_Exercise prompt_:
Repeat, exactly and completely, the material that follows. Omit the pictures.

::::

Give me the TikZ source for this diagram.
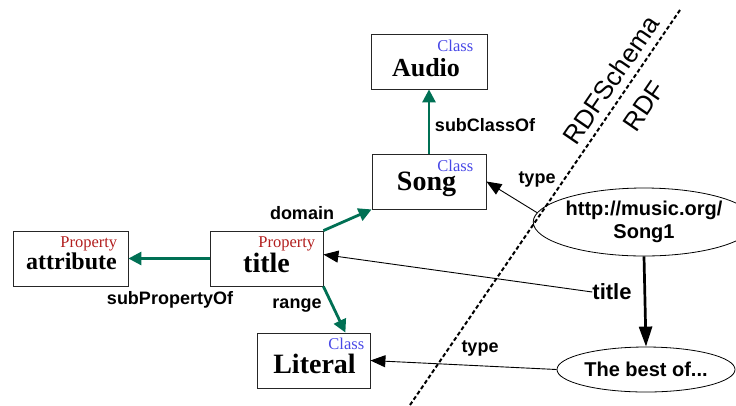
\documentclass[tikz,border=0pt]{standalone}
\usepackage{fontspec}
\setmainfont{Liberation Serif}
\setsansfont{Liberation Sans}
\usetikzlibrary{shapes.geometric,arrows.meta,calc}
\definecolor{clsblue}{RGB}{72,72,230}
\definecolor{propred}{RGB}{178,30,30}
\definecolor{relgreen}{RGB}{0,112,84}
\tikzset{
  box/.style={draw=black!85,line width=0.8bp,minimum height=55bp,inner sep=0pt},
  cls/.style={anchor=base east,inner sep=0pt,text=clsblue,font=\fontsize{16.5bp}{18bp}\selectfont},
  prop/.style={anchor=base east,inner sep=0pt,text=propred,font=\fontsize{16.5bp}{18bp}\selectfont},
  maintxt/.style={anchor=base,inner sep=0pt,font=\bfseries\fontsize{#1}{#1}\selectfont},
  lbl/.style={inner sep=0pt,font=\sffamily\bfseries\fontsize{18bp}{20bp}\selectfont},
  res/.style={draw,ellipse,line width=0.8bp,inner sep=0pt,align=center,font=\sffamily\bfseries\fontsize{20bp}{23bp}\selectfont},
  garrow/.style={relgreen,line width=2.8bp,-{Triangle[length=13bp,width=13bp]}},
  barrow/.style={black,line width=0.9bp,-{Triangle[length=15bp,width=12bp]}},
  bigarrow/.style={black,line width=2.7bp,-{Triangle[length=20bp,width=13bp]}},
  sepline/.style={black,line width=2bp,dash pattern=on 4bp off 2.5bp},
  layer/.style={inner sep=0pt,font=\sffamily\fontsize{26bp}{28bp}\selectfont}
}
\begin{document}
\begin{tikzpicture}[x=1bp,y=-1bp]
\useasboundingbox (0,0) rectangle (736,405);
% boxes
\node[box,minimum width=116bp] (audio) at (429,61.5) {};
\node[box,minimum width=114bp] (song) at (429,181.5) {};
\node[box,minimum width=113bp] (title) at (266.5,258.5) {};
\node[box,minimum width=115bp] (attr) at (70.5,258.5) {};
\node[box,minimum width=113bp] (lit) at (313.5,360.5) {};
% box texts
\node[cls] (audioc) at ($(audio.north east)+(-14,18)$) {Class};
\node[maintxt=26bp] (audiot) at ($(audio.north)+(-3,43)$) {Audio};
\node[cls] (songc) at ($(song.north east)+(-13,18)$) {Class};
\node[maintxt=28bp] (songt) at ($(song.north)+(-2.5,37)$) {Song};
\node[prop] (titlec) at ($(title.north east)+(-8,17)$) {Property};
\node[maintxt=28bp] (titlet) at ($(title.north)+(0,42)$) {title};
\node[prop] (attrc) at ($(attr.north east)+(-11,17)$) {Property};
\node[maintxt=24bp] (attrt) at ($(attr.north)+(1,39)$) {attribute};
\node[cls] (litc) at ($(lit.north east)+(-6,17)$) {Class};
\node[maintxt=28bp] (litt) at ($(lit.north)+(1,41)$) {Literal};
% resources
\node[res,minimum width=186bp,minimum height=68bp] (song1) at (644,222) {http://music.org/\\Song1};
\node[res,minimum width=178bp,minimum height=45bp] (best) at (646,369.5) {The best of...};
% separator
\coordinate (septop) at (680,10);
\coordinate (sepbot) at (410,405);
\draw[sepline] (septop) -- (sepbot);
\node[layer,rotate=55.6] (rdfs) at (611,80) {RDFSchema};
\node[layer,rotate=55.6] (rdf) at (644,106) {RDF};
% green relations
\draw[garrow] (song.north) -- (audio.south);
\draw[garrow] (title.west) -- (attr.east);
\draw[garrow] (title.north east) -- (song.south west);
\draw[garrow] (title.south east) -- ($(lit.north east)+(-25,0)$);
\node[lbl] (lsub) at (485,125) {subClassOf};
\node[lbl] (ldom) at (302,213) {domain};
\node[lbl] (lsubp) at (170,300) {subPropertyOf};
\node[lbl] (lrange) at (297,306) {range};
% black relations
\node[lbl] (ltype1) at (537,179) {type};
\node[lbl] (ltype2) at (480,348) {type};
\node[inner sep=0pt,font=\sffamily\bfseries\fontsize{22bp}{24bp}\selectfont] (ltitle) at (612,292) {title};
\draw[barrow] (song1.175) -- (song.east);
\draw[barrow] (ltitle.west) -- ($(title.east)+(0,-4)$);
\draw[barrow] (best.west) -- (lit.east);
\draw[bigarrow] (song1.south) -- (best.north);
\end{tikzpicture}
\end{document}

::::

_Result_:
Give me the TikZ source for this diagram.
\documentclass[tikz,border=0pt]{standalone}
\usepackage{fontspec}
\setmainfont{Liberation Serif}
\setsansfont{Liberation Sans}
\usetikzlibrary{shapes.geometric,arrows.meta,calc}
\definecolor{clsblue}{RGB}{72,72,230}
\definecolor{propred}{RGB}{178,30,30}
\definecolor{relgreen}{RGB}{0,112,84}
\tikzset{
  box/.style={draw=black!85,line width=0.8bp,minimum height=55bp,inner sep=0pt},
  cls/.style={anchor=base east,inner sep=0pt,text=clsblue,font=\fontsize{16.5bp}{18bp}\selectfont},
  prop/.style={anchor=base east,inner sep=0pt,text=propred,font=\fontsize{16.5bp}{18bp}\selectfont},
  maintxt/.style={anchor=base,inner sep=0pt,font=\bfseries\fontsize{#1}{#1}\selectfont},
  lbl/.style={inner sep=0pt,font=\sffamily\bfseries\fontsize{18bp}{20bp}\selectfont},
  res/.style={draw,ellipse,line width=0.8bp,inner sep=0pt,align=center,font=\sffamily\bfseries\fontsize{20bp}{23bp}\selectfont},
  garrow/.style={relgreen,line width=2.8bp,-{Triangle[length=13bp,width=13bp]}},
  barrow/.style={black,line width=0.9bp,-{Triangle[length=15bp,width=12bp]}},
  bigarrow/.style={black,line width=2.7bp,-{Triangle[length=20bp,width=13bp]}},
  sepline/.style={black,line width=2bp,dash pattern=on 4bp off 2.5bp},
  layer/.style={inner sep=0pt,font=\sffamily\fontsize{26bp}{28bp}\selectfont}
}
\begin{document}
\begin{tikzpicture}[x=1bp,y=-1bp]
\useasboundingbox (0,0) rectangle (736,405);
% boxes
\node[box,minimum width=116bp] (audio) at (429,61.5) {};
\node[box,minimum width=114bp] (song) at (429,181.5) {};
\node[box,minimum width=113bp] (title) at (266.5,258.5) {};
\node[box,minimum width=115bp] (attr) at (70.5,258.5) {};
\node[box,minimum width=113bp] (lit) at (313.5,360.5) {};
% box texts
\node[cls] (audioc) at ($(audio.north east)+(-14,18)$) {Class};
\node[maintxt=26bp] (audiot) at ($(audio.north)+(-3,43)$) {Audio};
\node[cls] (songc) at ($(song.north east)+(-13,18)$) {Class};
\node[maintxt=28bp] (songt) at ($(song.north)+(-2.5,37)$) {Song};
\node[prop] (titlec) at ($(title.north east)+(-8,17)$) {Property};
\node[maintxt=28bp] (titlet) at ($(title.north)+(0,42)$) {title};
\node[prop] (attrc) at ($(attr.north east)+(-11,17)$) {Property};
\node[maintxt=24bp] (attrt) at ($(attr.north)+(1,39)$) {attribute};
\node[cls] (litc) at ($(lit.north east)+(-6,17)$) {Class};
\node[maintxt=28bp] (litt) at ($(lit.north)+(1,41)$) {Literal};
% resources
\node[res,minimum width=186bp,minimum height=68bp] (song1) at (644,222) {http://music.org/\\Song1};
\node[res,minimum width=178bp,minimum height=45bp] (best) at (646,369.5) {The best of...};
% separator
\coordinate (septop) at (680,10);
\coordinate (sepbot) at (410,405);
\draw[sepline] (septop) -- (sepbot);
\node[layer,rotate=55.6] (rdfs) at (611,80) {RDFSchema};
\node[layer,rotate=55.6] (rdf) at (644,106) {RDF};
% green relations
\draw[garrow] (song.north) -- (audio.south);
\draw[garrow] (title.west) -- (attr.east);
\draw[garrow] (title.north east) -- (song.south west);
\draw[garrow] (title.south east) -- ($(lit.north east)+(-25,0)$);
\node[lbl] (lsub) at (485,125) {subClassOf};
\node[lbl] (ldom) at (302,213) {domain};
\node[lbl] (lsubp) at (170,300) {subPropertyOf};
\node[lbl] (lrange) at (297,306) {range};
% black relations
\node[lbl] (ltype1) at (537,179) {type};
\node[lbl] (ltype2) at (480,348) {type};
\node[inner sep=0pt,font=\sffamily\bfseries\fontsize{22bp}{24bp}\selectfont] (ltitle) at (612,292) {title};
\draw[barrow] (song1.175) -- (song.east);
\draw[barrow] (ltitle.west) -- ($(title.east)+(0,-4)$);
\draw[barrow] (best.west) -- (lit.east);
\draw[bigarrow] (song1.south) -- (best.north);
\end{tikzpicture}
\end{document}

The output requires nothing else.